# WHAT TO DO
Your answer should be a single number: the count of lines containing "matplotlib".

-- BEGIN GIVEN DATA --

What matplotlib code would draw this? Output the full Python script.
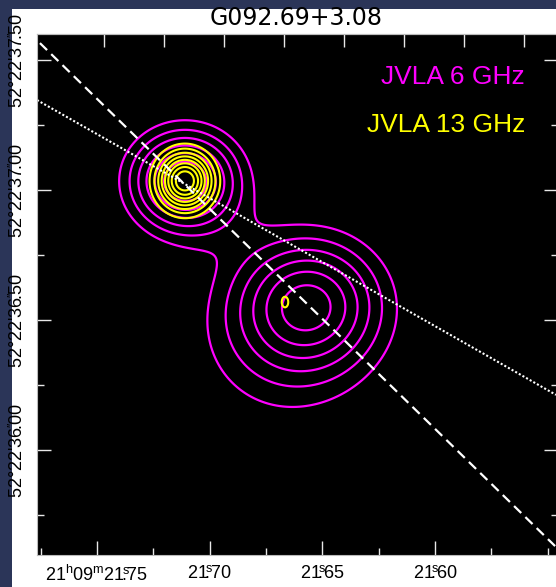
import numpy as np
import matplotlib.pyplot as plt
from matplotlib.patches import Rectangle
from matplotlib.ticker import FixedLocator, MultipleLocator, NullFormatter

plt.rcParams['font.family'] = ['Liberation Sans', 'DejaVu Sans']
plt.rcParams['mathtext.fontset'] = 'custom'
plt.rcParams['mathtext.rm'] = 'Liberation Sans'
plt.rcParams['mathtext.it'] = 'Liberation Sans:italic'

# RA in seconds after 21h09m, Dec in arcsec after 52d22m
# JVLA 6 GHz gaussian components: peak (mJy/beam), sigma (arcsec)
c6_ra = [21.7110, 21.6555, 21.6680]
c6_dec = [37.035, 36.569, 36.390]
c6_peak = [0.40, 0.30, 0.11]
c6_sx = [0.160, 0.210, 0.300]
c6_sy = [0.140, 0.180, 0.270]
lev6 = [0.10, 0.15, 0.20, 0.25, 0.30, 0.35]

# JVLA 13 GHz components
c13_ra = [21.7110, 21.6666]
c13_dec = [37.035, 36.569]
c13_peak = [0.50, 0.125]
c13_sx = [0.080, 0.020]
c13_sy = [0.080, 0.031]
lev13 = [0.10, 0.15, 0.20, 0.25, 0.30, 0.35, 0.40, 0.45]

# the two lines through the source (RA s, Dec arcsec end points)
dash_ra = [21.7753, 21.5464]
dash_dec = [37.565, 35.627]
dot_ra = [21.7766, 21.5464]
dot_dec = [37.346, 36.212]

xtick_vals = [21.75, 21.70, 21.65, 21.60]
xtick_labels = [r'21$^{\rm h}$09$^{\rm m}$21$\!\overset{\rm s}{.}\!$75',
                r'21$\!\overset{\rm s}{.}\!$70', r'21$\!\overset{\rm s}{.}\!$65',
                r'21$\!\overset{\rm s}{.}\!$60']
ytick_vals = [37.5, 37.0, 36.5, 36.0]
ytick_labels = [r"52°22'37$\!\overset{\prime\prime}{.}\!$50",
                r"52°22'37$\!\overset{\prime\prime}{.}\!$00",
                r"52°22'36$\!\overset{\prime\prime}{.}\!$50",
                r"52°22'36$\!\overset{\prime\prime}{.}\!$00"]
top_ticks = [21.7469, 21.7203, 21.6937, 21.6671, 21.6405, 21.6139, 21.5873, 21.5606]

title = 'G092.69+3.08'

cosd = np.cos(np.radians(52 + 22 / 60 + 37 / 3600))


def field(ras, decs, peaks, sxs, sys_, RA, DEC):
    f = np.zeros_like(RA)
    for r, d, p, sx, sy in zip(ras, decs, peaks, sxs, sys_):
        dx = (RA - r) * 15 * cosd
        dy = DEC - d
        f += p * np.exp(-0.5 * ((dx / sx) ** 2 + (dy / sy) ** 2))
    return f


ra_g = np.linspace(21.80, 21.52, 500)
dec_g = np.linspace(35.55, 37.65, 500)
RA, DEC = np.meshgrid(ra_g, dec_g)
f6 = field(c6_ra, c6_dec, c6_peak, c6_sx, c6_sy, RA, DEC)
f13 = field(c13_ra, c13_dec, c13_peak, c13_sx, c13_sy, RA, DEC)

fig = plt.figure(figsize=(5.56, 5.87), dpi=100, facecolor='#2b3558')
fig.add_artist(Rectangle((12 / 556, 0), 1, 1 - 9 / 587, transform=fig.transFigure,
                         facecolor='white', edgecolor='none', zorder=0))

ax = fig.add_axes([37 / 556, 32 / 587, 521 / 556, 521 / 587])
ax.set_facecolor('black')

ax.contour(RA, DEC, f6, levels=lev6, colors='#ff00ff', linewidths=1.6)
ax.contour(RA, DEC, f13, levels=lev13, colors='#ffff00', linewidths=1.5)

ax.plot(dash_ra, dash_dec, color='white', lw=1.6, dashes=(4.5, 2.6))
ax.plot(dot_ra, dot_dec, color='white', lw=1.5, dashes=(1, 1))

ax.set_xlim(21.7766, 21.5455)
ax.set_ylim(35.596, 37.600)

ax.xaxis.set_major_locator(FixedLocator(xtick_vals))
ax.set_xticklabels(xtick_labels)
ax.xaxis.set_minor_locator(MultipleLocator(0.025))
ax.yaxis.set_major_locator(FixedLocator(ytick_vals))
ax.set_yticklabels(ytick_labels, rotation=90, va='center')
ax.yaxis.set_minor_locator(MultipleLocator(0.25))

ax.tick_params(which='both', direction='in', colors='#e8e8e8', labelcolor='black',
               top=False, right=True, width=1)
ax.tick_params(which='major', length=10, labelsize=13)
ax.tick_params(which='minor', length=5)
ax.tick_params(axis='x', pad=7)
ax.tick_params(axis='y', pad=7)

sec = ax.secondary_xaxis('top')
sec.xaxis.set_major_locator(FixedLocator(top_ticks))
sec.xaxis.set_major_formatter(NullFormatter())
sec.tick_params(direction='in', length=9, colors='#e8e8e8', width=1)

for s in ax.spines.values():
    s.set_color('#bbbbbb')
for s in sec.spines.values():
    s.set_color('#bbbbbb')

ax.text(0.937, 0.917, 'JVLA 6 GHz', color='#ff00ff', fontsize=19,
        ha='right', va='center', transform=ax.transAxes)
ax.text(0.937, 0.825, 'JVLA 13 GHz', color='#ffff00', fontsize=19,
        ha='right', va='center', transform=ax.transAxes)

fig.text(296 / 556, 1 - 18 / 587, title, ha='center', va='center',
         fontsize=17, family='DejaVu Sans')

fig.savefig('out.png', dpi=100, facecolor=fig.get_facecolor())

-- END GIVEN DATA --

# THE OUTPUT
4